-- START Records shown --

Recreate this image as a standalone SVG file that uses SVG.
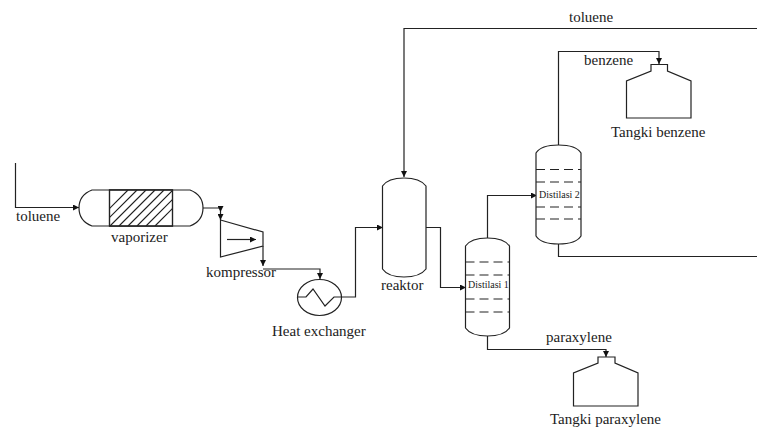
<svg xmlns="http://www.w3.org/2000/svg" width="757" height="428" viewBox="0 0 757 428">
<defs>
<style>
.s{fill:none;stroke:#222;stroke-width:1.2}
.f{fill:#fff;stroke:#222;stroke-width:1.2}
.d{fill:none;stroke:#222;stroke-width:1.1;stroke-dasharray:9 5}
text{font-family:"Liberation Serif","Times New Roman",serif;font-size:15px;fill:#222}
.sm{font-size:10px}
.h{stroke:#222;stroke-width:1.2}
</style>
<marker id="a" markerUnits="userSpaceOnUse" markerWidth="7" markerHeight="6" refX="6" refY="3" orient="auto"><path d="M0 0L6 3L0 6Z" fill="#111"/></marker>
<clipPath id="hc"><rect x="109.500" y="190" width="63" height="36"/></clipPath>
</defs>
<g id="connectors">
<path class="s" d="M15.500 163V207.500H79" marker-end="url(#a)"/>
<path class="s" d="M203 208H220.500V212" marker-end="url(#a)"/>
<path class="s" d="M220.500 212V220" marker-end="url(#a)"/>
<path class="s" d="M263 246V266" marker-end="url(#a)"/>
<path class="s" d="M263 269H320V279" marker-end="url(#a)"/>
<path class="s" d="M342 297H355.500V227.500H383" marker-end="url(#a)"/>
<path class="s" d="M757 28.500H404V177" marker-end="url(#a)"/>
<path class="s" d="M426 227.500H440.500V287.500H466" marker-end="url(#a)"/>
<path class="s" d="M487.500 238V195.500H537" marker-end="url(#a)"/>
<path class="s" d="M487.500 336V349.500H606V357" marker-end="url(#a)"/>
<path class="s" d="M558.500 145V51.500H659V64" marker-end="url(#a)"/>
<path class="s" d="M558.500 244V256.500H757"/>
</g>
<g id="inlet-label"><text x="16" y="221">toluene</text></g>
<g id="vaporizer">
<path class="f" d="M92 190H190Q203 195 203 208Q203 221 190 226H92Q79 221 79 208Q79 195 92 190Z"/>
<rect class="f" x="109.500" y="190" width="63" height="36"/>
<g clip-path="url(#hc)"><path class="h" d="M92 226L128 190M101 226L137 190M110 226L146 190M119 226L155 190M128 226L164 190M137 226L173 190M146 226L182 190M155 226L191 190"/></g>
<rect class="s" x="109.500" y="190" width="63" height="36"/>
<text x="111" y="242">vaporizer</text>
</g>
<g id="kompressor">
<path class="f" d="M220.500 220L263 232V246L220.500 257Z"/>
<path class="s" d="M227 239.500H256" marker-end="url(#a)"/>
<text x="206" y="277">kompressor</text>
</g>
<g id="heat-exchanger">
<ellipse class="f" cx="319.500" cy="297.500" rx="22" ry="18"/>
<path class="s" d="M298 297L306 297L313 289L325 306L334 297H342"/>
<text x="272" y="336">Heat exchanger</text>
</g>
<g id="reaktor">
<path class="f" d="M382.500 186Q388 178 404 178Q420 178 426 186V269Q420 277 404 277Q388 277 382.500 269Z"/>
<text x="381" y="290">reaktor</text>
</g>
<g id="distilasi-1">
<path class="f" d="M465.500 246Q471 238 487.500 238Q504 238 509.500 246V328Q504 336 487.500 336Q471 336 465.500 328Z"/>
<path class="d" d="M465.500 262H509.500M465.500 275H509.500M465.500 299H509.500M465.500 312H509.500"/>
<text class="sm" x="468" y="288">Distilasi 1</text>
</g>
<g id="distilasi-2">
<path class="f" d="M536 153Q541 145 558.500 145Q576 145 581 153V236Q576 244 558.500 244Q541 244 536 236Z"/>
<path class="d" d="M536 169.500H581M536 182H581M536 207H581M536 219H581"/>
<text class="sm" x="539" y="198">Distilasi 2</text>
</g>
<g id="tangki-benzene">
<path class="f" d="M626.500 118V81L651 71V64.500H667.500V71L691 81V118Z"/>
<text x="611" y="137">Tangki benzene</text>
</g>
<g id="tangki-paraxylene">
<path class="f" d="M573.500 406V373L598 363V357H615V363L638 373V406Z"/>
<text x="550" y="424">Tangki paraxylene</text>
</g>
<g id="labels">
<text x="569" y="22">toluene</text>
<text x="584" y="65">benzene</text>
<text x="546" y="342">paraxylene</text>
</g>
</svg>
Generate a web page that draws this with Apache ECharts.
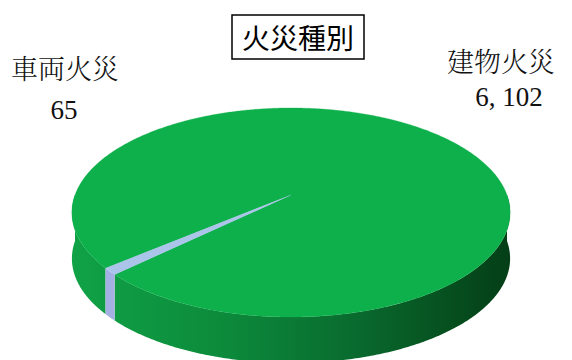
<!DOCTYPE html>
<html>
<head>
<meta charset="utf-8">
<script src="https://cdn.jsdelivr.net/npm/echarts@6/dist/echarts.min.js"></script>
<style>
html,body{margin:0;padding:0;background:#fff;}
#c{width:572px;height:360px;}
</style>
</head>
<body>
<div id="c"></div>
<script>
// ---- data ----
const categories = ['建物火災', '車両火災'];
const values = [6102, 65];
const chartTitle = '火災種別';

// ---- styles / geometry ----
const topColors = ['#0db04b', '#aac4ea'];
const sideColors = [null, '#a4b0e4'];
const CX = 291, CY = 195, A = 216, BY = 101.6, K = 0.1675, T = 46;
const START = 220; // degrees, slices run clockwise (seen from above)

function proj(deg, h) {
  const p = deg * Math.PI / 180;
  const u = Math.cos(p), v = Math.sin(p);
  const w = 1 + K * v;
  return [CX + A * u / w, CY - BY * v / w + h];
}
function arcPts(s, e, h) {
  const pts = [];
  const n = Math.max(2, Math.ceil(Math.abs(e - s) / 0.5));
  for (let i = 0; i <= n; i++) pts.push(proj(s + (e - s) * i / n, h));
  return pts;
}
const total = values.reduce((a, b) => a + b, 0);

function renderItem(params, api) {
  const idx = params.dataIndex;
  let before = 0;
  for (let i = 0; i < idx; i++) before += values[i];
  const a0 = START - before / total * 360;
  const a1 = START - (before + values[idx]) / total * 360;
  const lo = Math.min(a0, a1), hi = Math.max(a0, a1);
  const children = [];
  for (let n = -2; n <= 2; n++) {
    const fs = 180 + 360 * n, fe = 360 + 360 * n;
    const s = Math.max(lo, fs), e = Math.min(hi, fe);
    if (e > s) {
      const topArc = arcPts(s, e, 0);
      const botArc = arcPts(e, s, T);
      const fill = sideColors[idx] || {
        type: 'linear', x: 72, y: 0, x2: 512, y2: 0, global: true,
        colorStops: [
          { offset: 0, color: '#10a246' },
          { offset: 0.35, color: '#0c8a3b' },
          { offset: 0.65, color: '#096a2e' },
          { offset: 0.85, color: '#06501f' },
          { offset: 1, color: '#043e17' }
        ]
      };
      children.push({
        type: 'polygon', z2: 1,
        shape: { points: topArc.concat(botArc) },
        style: { fill: fill, stroke: null }
      });
    }
  }
  const topPts = [[CX, CY]].concat(arcPts(lo, hi, 0));
  children.push({
    type: 'polygon', z2: 10,
    shape: { points: topPts },
    style: { fill: topColors[idx], stroke: topColors[idx], lineWidth: 0.3 }
  });
  return { type: 'group', children: children };
}

function fmt(v) {
  return v.toLocaleString('en-US').replace(/,/g, ', ');
}

const labelFont = '"Noto Serif CJK JP", "Noto Sans CJK JP"';
const numFont = '"Liberation Serif", "DejaVu Serif", serif';
const labelPos = [
  { name: [501, 60], value: [509, 97] },
  { name: [65, 67], value: [64, 110] }
];

const chart = echarts.init(document.getElementById('c'), null, { renderer: 'svg' });
const graphics = [];
categories.forEach((c, i) => {
  graphics.push({
    type: 'text', x: labelPos[i].name[0], y: labelPos[i].name[1],
    style: { text: c, font: '300 27px ' + labelFont, fill: '#111', textAlign: 'center', textVerticalAlign: 'middle' }
  });
  graphics.push({
    type: 'text', x: labelPos[i].value[0], y: labelPos[i].value[1],
    style: { text: fmt(values[i]), font: '27px ' + numFont, fill: '#111', textAlign: 'center', textVerticalAlign: 'middle' }
  });
});

chart.setOption({
  animation: false,
  backgroundColor: '#fff',
  title: {
    text: chartTitle, left: 232, top: 15,
    borderColor: '#000', borderWidth: 1.5,
    padding: [7, 10, 7, 10],
    textStyle: { fontFamily: 'Noto Sans CJK JP', fontSize: 28, fontWeight: 'normal', color: '#000', lineHeight: 30 }
  },
  series: [{
    type: 'custom',
    coordinateSystem: 'none',
    renderItem: renderItem,
    data: categories.map((c, i) => ({ name: c, value: values[i] }))
  }],
  graphic: graphics
});
</script>
</body>
</html>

-- END Records shown --

**Exercise requirements**
Print out, exactly and with nothing added, the lines starting at the line holding "Generate a web" and ending at the line holding "const START = 220;", minus any pictures.

**Written response**
Generate a web page that draws this with Apache ECharts.
<!DOCTYPE html>
<html>
<head>
<meta charset="utf-8">
<script src="https://cdn.jsdelivr.net/npm/echarts@6/dist/echarts.min.js"></script>
<style>
html,body{margin:0;padding:0;background:#fff;}
#c{width:572px;height:360px;}
</style>
</head>
<body>
<div id="c"></div>
<script>
// ---- data ----
const categories = ['建物火災', '車両火災'];
const values = [6102, 65];
const chartTitle = '火災種別';

// ---- styles / geometry ----
const topColors = ['#0db04b', '#aac4ea'];
const sideColors = [null, '#a4b0e4'];
const CX = 291, CY = 195, A = 216, BY = 101.6, K = 0.1675, T = 46;
const START = 220; // degrees, slices run clockwise (seen from above)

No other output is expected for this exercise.